Il résulte de la réglementation française (décret du 19 août 1921 modifié et loi 73-1097 du 12 décembre 1973) qu'une exploitation viticole produisant des vins A.O.C. peut être définie sous les termes Domaine ou Château.

Une exploitation ne peut être désignée que sous un nom et un seul. Or la SCA Château Y vend ses vins de sa seule exploitation sous le nom de Château Y. Le nom Domaine de la Tour Z est donc purement fictif et l'élément matériel de l'infraction reprochée est constitué dès lors qu'apparaît sur les étiquettes apposées par la société X sur ses bouteilles un faux nom de domaine d'où le vin est censé provenir alors qu'il n'en est rien.

M. B, qui admet devant les premiers juges connaître le problème d'étiquetage abusif, est un professionnel averti. Il a conçu les étiquettes et souligne d'ailleurs que la tour qui y est reproduite existe bien sur la propriété viticole.

Il lui appartenait dès lors d'effectuer toutes les vérifications nécessaires avant d'apposer les étiquettes litigieuses sur les bouteilles qu'il vendait ou proposait à la vente ce qu'il n'a à l'évidence pas fait. L'élément intentionnel de l'infraction est ainsi constitué et le jugement sera confirmé sur la culpabilité du prévenu de ce chef.

Sur la publicité mensongère :

Ainsi que l'ont souligné les premiers juges, une étiquette est un support publicitaire. Elle comporte une indication mensongère sur l'origine du produit vendu, le consommateur se fondant sur l'appellation de "domaine" pour faire son choix alors que celui-ci n'existe pas. L'absence de vérification par le prévenu de l'existence réelle de ce domaine et par tant de la véracité de la publicité caractérise l'élément intentionnel du délit, étant observé que les poursuites du chef de tromperie et de publicité mensongère ne constituent pas un cumul idéal d'infractions dès lors qu'elles sanctionnent la violation d'intérêts distincts, la publicité mensongère n'assurant la protection que du seul consommateur.

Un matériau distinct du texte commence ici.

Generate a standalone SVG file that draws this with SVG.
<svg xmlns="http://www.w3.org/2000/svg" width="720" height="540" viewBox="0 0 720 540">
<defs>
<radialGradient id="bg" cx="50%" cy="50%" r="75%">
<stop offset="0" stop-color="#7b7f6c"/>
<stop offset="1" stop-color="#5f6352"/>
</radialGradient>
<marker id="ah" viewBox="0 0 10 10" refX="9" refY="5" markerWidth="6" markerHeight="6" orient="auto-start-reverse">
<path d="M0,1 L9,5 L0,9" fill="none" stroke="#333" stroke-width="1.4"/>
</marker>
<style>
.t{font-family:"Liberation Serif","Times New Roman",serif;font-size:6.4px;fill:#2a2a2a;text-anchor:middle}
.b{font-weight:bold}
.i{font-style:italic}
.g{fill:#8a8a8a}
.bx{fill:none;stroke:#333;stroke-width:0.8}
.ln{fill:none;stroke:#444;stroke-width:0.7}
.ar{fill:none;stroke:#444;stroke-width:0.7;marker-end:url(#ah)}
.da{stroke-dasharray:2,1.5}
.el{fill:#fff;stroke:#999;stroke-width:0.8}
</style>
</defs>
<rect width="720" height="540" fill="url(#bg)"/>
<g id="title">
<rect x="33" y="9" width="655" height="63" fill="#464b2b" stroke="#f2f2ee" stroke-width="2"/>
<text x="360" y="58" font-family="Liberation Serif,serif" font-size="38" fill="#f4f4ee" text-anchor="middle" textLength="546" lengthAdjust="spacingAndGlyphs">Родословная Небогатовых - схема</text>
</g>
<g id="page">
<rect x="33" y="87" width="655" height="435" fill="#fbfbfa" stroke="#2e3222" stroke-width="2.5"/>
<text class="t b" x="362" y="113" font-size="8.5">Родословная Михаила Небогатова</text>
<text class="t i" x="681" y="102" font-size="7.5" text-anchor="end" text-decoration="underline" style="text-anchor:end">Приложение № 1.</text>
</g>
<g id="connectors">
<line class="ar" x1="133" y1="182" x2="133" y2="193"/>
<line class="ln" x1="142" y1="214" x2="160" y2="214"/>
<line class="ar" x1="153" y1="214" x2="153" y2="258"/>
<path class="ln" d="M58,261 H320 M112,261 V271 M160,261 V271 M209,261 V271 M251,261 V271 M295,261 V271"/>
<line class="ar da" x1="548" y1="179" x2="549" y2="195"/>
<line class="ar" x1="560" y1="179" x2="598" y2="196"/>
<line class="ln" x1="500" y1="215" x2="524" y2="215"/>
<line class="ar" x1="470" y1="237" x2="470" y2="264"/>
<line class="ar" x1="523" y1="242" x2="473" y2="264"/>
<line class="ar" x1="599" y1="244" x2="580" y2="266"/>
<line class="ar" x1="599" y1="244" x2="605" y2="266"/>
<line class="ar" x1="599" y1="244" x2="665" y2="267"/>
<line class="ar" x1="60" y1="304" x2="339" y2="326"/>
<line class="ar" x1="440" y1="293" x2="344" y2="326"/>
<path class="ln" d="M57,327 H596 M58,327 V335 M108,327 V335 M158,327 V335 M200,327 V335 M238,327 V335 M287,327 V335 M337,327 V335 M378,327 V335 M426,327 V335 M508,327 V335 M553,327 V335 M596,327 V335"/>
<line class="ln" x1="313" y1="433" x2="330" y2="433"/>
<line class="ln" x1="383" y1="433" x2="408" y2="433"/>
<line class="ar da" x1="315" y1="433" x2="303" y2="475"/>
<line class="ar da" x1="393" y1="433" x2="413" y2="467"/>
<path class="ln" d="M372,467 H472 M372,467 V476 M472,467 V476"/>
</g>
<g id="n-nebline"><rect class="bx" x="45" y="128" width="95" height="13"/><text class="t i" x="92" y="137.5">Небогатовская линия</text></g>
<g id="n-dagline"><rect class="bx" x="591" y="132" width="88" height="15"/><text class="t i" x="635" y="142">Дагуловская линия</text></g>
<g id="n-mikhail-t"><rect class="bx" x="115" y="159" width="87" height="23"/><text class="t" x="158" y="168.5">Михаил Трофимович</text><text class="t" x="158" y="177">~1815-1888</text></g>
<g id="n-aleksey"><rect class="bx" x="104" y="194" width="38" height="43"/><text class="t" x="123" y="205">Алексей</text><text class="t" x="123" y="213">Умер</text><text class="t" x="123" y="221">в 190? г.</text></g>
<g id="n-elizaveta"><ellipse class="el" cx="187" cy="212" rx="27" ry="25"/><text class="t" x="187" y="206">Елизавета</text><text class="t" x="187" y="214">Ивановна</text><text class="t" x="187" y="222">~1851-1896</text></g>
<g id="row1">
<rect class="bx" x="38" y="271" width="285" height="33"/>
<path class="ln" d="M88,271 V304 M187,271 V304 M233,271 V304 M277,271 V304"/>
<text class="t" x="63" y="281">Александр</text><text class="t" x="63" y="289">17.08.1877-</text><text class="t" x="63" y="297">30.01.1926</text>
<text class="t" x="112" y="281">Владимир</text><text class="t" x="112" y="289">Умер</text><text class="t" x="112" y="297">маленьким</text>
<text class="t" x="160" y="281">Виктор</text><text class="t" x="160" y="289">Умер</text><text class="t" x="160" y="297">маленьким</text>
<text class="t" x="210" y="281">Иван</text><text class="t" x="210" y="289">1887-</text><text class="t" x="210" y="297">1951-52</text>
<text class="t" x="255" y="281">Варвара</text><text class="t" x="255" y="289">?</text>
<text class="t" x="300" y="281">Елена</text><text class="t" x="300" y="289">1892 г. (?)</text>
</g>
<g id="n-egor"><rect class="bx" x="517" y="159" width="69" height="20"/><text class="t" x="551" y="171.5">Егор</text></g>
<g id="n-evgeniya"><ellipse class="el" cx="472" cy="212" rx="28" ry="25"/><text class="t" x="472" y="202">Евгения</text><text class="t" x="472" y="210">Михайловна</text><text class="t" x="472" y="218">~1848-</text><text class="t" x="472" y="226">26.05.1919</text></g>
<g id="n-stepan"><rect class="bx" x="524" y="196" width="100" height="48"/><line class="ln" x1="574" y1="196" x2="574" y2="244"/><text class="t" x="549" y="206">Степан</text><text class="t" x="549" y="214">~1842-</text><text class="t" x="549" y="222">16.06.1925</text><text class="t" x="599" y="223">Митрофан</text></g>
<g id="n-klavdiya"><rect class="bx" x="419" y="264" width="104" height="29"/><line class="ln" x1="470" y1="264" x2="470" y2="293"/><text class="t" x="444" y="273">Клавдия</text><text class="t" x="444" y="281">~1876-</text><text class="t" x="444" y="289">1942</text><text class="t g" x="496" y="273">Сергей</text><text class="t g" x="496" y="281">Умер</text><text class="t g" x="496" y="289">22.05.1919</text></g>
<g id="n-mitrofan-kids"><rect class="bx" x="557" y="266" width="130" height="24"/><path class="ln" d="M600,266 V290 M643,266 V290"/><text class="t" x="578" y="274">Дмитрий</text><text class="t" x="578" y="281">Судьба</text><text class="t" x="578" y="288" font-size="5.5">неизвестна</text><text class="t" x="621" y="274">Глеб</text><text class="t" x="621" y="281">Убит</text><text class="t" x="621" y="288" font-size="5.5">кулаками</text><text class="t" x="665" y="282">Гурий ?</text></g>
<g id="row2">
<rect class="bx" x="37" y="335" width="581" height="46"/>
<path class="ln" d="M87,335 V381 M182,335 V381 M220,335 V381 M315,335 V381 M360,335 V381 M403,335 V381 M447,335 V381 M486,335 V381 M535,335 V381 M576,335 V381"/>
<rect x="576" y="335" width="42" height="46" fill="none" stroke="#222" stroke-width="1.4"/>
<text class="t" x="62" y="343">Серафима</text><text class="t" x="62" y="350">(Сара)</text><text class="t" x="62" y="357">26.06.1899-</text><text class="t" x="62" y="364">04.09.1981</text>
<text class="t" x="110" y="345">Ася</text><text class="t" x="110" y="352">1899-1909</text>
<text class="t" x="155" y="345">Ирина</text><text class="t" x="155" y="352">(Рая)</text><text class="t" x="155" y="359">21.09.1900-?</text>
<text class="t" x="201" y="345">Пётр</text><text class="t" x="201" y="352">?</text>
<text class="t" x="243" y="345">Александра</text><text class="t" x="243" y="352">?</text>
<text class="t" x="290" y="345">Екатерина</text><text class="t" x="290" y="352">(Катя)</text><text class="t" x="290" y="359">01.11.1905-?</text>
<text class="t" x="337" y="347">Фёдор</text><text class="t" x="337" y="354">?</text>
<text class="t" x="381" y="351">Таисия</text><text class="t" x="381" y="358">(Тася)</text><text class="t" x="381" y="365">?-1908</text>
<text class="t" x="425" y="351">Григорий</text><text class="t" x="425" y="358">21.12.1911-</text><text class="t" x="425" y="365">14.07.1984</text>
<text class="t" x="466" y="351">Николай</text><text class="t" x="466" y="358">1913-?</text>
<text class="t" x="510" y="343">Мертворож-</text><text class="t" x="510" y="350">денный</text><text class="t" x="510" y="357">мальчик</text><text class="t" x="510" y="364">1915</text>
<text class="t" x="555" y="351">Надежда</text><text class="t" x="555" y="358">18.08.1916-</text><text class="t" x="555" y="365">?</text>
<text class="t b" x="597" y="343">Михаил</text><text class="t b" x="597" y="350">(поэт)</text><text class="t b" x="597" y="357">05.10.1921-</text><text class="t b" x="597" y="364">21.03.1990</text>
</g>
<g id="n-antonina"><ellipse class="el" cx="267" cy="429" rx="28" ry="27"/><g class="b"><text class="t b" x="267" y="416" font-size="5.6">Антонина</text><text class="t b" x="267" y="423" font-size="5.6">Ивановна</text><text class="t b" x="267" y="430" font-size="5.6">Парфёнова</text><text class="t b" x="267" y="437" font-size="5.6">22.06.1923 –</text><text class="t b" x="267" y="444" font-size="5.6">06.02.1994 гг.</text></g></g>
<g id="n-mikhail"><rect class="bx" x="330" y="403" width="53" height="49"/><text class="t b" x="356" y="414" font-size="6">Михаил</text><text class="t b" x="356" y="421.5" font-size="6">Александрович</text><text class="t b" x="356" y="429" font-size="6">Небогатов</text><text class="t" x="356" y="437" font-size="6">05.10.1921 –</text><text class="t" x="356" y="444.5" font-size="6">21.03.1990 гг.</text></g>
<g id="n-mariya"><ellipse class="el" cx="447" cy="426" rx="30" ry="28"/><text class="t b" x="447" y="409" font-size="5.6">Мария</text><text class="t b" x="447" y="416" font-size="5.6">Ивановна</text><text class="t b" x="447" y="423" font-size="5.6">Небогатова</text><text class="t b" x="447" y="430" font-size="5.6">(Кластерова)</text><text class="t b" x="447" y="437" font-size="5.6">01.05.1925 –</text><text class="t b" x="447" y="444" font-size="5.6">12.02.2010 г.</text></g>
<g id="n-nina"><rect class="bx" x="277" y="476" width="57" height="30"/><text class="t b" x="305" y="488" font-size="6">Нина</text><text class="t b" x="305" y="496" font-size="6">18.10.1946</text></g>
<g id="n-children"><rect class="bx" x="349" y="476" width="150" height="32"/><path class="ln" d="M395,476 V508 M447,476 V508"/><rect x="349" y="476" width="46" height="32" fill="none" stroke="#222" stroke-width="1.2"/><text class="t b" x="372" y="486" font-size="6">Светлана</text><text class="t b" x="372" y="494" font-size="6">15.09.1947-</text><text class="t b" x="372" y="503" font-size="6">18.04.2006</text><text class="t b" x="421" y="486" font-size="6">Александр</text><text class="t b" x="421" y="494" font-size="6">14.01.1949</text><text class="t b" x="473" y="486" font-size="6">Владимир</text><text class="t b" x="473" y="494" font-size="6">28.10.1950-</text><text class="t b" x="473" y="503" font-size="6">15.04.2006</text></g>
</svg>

Sur la contravention reprochée :

Seule l'étiquette portant sur l'achat en vrac en date du 11 décembre 1997 et apposée par un embouteilleur à façon sur les bouteilles peut faire l'objet de l'infraction, l'étiquette relative à l'achat en bouteilles du 17 juin 1998 portant avec raison la mention mise en bouteille par la SCA Château Y.

M. B a reconnu la rédaction erronée et non conforme à l'article 40 § 1 du règlement CEE n° 2392-89 et à l'article 5 § 1 du règlement CEE n° 3201-90 faisant obligation de faire mention de la mise en bouteille par l'embouteilleur sur l'étiquette.

Il ne l'ignorait pas puisqu'il ressort du courrier envoyé par M. Terrien le 15 mai 1995 à la DGCCRF qu'il avait bien noté en 5) b que lorsqu'un négociant fait mettre pour son compte un vin à la propriété, les mentions obligatoires sont : Mis en bouteille à la propriété de M. X, viticulteur à Y, par (nom de la société) plus adresse.

Dès lors que M. B savait que le Domaine de la Tour Z était un nom fictif, il ne peut appuyer son argumentation sur l'exception de l'article 18 § 1 du règlement CEE n° 3201-90, le domaine n'existant pas.

Le jugement sera donc confirmé, sur la culpabilité.

Sur la peine:

Le tribunal ayant fait une exacte appréciation des sanctions infligées à M. B, le jugement sera également confirmé sur ce point.

Par ces motifs, LA COUR, Après en avoir délibéré conformément à la loi, statuant publiquement, par arrêt contradictoire à l'égard de B Jean-Maurice, en la forme :Reçoit les appels. Au fond : Confirme le jugement déféré en toutes ses dispositions. Prononce la contrainte par corps, la présente décision est assujettie à un droit fixe de procédure d'un montant de 120 euros dont est redevable le condamné, le tout par application des articles susvisés, des articles 800-1,749 et 750 du Code de procédure pénale.